There’s a certain visceral anger to be heard at times and the word bichos denotes a nasty piece of work in Spanish: the kind of people represented on the album by a roster of insects and animals – the mosquito, the flea, the pig, the snake and the rooster – that stand for greed, hate, corruption and other beastly human characteristics that are helping to tear the world apart. On the other hand, the butterfly also features, as do more redemptive human qualities such as love, compassion and a capacity for friendship and collaboration. Such a mixture dictates a variety of musical moods. The glorious “La Mariposa” (butterfly), for example, with Monsalve on double bass on this occasion, is a joyous, skittish affair with flute and tenor sax twisting in and out of each other on the edge of free jazz, while the keyboard effects babble like a warm tropical pool on “Palo de Agua”. “Mosquito”, on the other hand, is a more ominous affair: riffing horns over guitar motifs and hyperactive percussion figures of afrobeat mirror a powerful call-and-response vocal led by guest, Betsayda Machado. Arguably, the best is left for last in the form of “Pa’ los Maestros”, a loose-limbed descarga brimming with superb percussion and suggesting Ray Barretto’s classic “Cocinado” as if played by the red-hot Colombian group, La Mambanegra.

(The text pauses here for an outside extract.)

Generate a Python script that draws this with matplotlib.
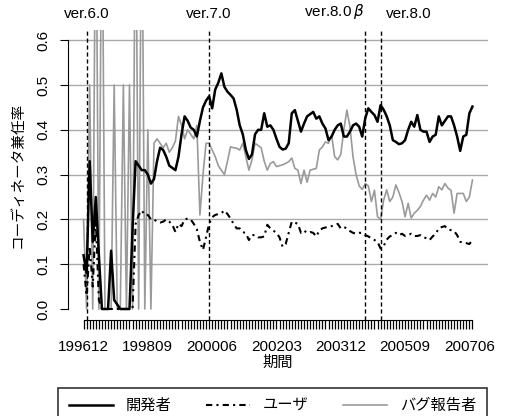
import matplotlib
matplotlib.use("Agg")
import matplotlib.pyplot as plt
import numpy as np

plt.rcParams['font.family'] = ['Liberation Sans', 'Noto Sans CJK JP', 'DejaVu Sans']

# monthly index 0 = 1996/12 ... 127 = 2007/07
dev = [0.12, 0.08, 0.33, 0.15, 0.25, 0.12, 0.00, 0.00, 0.00, 0.13,
       0.02, 0.01, 0.00, 0.00, 0.00, 0.00, 0.18, 0.33, 0.32, 0.31,
       0.31, 0.30, 0.28, 0.29, 0.33, 0.36, 0.355, 0.34, 0.32, 0.315,
       0.31, 0.34, 0.39, 0.43, 0.42, 0.405, 0.40, 0.385, 0.42, 0.45,
       0.465, 0.475, 0.448, 0.49, 0.505, 0.526, 0.496, 0.485, 0.478, 0.47,
       0.445, 0.41, 0.39, 0.355, 0.335, 0.345, 0.39, 0.40, 0.40, 0.437,
       0.407, 0.41, 0.40, 0.38, 0.362, 0.356, 0.358, 0.37, 0.437, 0.444,
       0.42, 0.396, 0.414, 0.43, 0.435, 0.44, 0.425, 0.43, 0.414, 0.403,
       0.377, 0.385, 0.40, 0.41, 0.414, 0.385, 0.385, 0.396, 0.41, 0.414,
       0.407, 0.385, 0.426, 0.448, 0.44, 0.433, 0.418, 0.455, 0.445, 0.43,
       0.41, 0.377, 0.373, 0.368, 0.37, 0.377, 0.40, 0.418, 0.407, 0.433,
       0.40, 0.396, 0.396, 0.373, 0.385, 0.389, 0.43, 0.41, 0.42, 0.43,
       0.43, 0.41, 0.385, 0.353, 0.385, 0.389, 0.437, 0.452]

user = [0.10, 0.03, 0.14, 0.05, 0.20, 0.02, 0.00, 0.00, 0.00, 0.00,
        0.00, 0.00, 0.00, 0.00, 0.00, 0.00, 0.00, 0.19, 0.21, 0.22,
        0.21, 0.21, 0.20, 0.20, 0.195, 0.193, 0.195, 0.20, 0.195, 0.188,
        0.172, 0.19, 0.185, 0.20, 0.202, 0.20, 0.19, 0.178, 0.15, 0.132,
        0.16, 0.19, 0.205, 0.21, 0.212, 0.214, 0.22, 0.212, 0.202, 0.19,
        0.18, 0.18, 0.172, 0.169, 0.154, 0.165, 0.165, 0.16, 0.16, 0.162,
        0.188, 0.18, 0.175, 0.17, 0.16, 0.139, 0.145, 0.17, 0.195, 0.193,
        0.19, 0.17, 0.175, 0.17, 0.172, 0.17, 0.162, 0.175, 0.18, 0.182,
        0.183, 0.185, 0.188, 0.19, 0.18, 0.183, 0.18, 0.174, 0.17, 0.168,
        0.17, 0.17, 0.165, 0.162, 0.158, 0.154, 0.15, 0.135, 0.14, 0.155,
        0.162, 0.165, 0.17, 0.165, 0.168, 0.163, 0.165, 0.168, 0.163, 0.163,
        0.165, 0.16, 0.158, 0.154, 0.162, 0.168, 0.18, 0.183, 0.185, 0.178,
        0.176, 0.174, 0.165, 0.15, 0.148, 0.147, 0.145, 0.154]

bug = [0.20, 0.00, 0.50, 0.00, 1.00, 0.00, 1.00, 0.00, 0.00, 0.00,
       0.50, 0.00, 0.00, 0.50, 0.00, 0.50, 0.00, 1.00, 0.00, 1.00,
       0.00, 0.40, 0.00, 0.37, 0.38, 0.37, 0.36, 0.37, 0.35, 0.36,
       0.375, 0.43, 0.41, 0.38, 0.40, 0.39, 0.38, 0.41, 0.21, 0.30,
       0.37, 0.37, 0.355, 0.34, 0.32, 0.31, 0.30, 0.33, 0.362, 0.36,
       0.359, 0.355, 0.37, 0.34, 0.31, 0.333, 0.37, 0.365, 0.36, 0.33,
       0.31, 0.325, 0.329, 0.318, 0.32, 0.322, 0.325, 0.329, 0.337, 0.314,
       0.31, 0.28, 0.31, 0.283, 0.31, 0.312, 0.314, 0.355, 0.362, 0.373,
       0.37, 0.388, 0.34, 0.333, 0.345, 0.40, 0.444, 0.407, 0.34, 0.30,
       0.275, 0.267, 0.28, 0.275, 0.24, 0.265, 0.206, 0.20, 0.243, 0.266,
       0.24, 0.25, 0.277, 0.26, 0.24, 0.206, 0.236, 0.203, 0.214, 0.22,
       0.229, 0.243, 0.254, 0.243, 0.258, 0.25, 0.273, 0.266, 0.28, 0.27,
       0.265, 0.214, 0.258, 0.258, 0.258, 0.24, 0.25, 0.288]

tick_pos = [0, 21, 42, 63, 84, 105, 126]
tick_labels = ["199612", "199809", "200006", "200203", "200312", "200509", "200706"]

releases = [1, 41, 92, 97]
release_names = ["ver.6.0", "ver.7.0", "ver.8.0$\\,\\beta$", "ver.8.0"]
release_ha = ["center", "center", "right", "left"]
release_dx = [0, 0, -1, 4]

months = np.arange(len(dev))

fig = plt.figure(figsize=(5.05, 4.16), dpi=100)
ax = fig.add_axes([68 / 505, 96.25 / 416, 420 / 505, 290.25 / 416])
ax.set_xlim(-5.08, 132.08)
ax.set_ylim(-0.024, 0.624)

for g in [0.1, 0.2, 0.3, 0.4, 0.5, 0.6]:
    ax.axhline(g, color="#aaaaaa", lw=1.0, zorder=1)

ax.plot(months, bug, color="#9a9a9a", lw=1.2, zorder=2, label="バグ報告者")
ax.plot(months, user, color="black", lw=1.5, dashes=(3, 2, 1, 2), zorder=3, label="ユーザ")
ax.plot(months, dev, color="black", lw=1.8, zorder=4, label="開発者")

for x, name, ha, dx in zip(releases, release_names, release_ha, release_dx):
    ax.axvline(x, color="black", lw=1.0, dashes=(3, 2), zorder=5)
    ax.annotate(name, xy=(x, 1.0), xycoords=("data", "axes fraction"),
                xytext=(dx, 6), textcoords="offset points",
                ha=ha, va="bottom", fontsize=11)

# axes in R style
for s in ["top", "right"]:
    ax.spines[s].set_visible(False)
ax.spines["left"].set_bounds(0, 0.6)
ax.spines["bottom"].set_bounds(0, len(dev) - 1)
ax.set_yticks([0.0, 0.1, 0.2, 0.3, 0.4, 0.5, 0.6])
ax.set_yticklabels(["0.0", "0.1", "0.2", "0.3", "0.4", "0.5", "0.6"],
                   rotation=90, va="center")
ax.set_xticks(tick_pos)
ax.set_xticklabels(tick_labels)
ax.set_xticks(months, minor=True)
ax.tick_params(axis="y", length=6, width=0.8, pad=7, labelsize=11)
ax.tick_params(axis="x", which="both", length=6.5, width=0.9, pad=8, labelsize=11)

ax.set_xlabel("期間", fontsize=11, labelpad=1)
ax.set_ylabel("コーディネータ兼任率", fontsize=10.5, labelpad=8)

h, l = ax.get_legend_handles_labels()
order = [2, 1, 0]
leg = fig.legend([h[i] for i in order], [l[i] for i in order],
                 loc="upper left", bbox_to_anchor=(58 / 505, 1 - 388 / 416 - 0.01, 429 / 505, 0.01),
                 mode="expand", ncol=3, fontsize=11, handlelength=2.9,
                 handletextpad=0.85, borderpad=0.7, borderaxespad=0,
                 fancybox=False, frameon=True)
leg.get_frame().set_edgecolor("black")
leg.get_frame().set_linewidth(1.2)

fig.savefig("out.png", dpi=100)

Live version of “Mosquito”

The leader’s bass is heard to particularly good effect on “La Pulga”, pushing things along with some insistent percussion beneath the dominant keyboards and soukous-style guitar. It’s subtle but hypnotic and compelling, representative really of an album that delivers almost as much as it promises for the future. This is a band that’s definitely one to watch.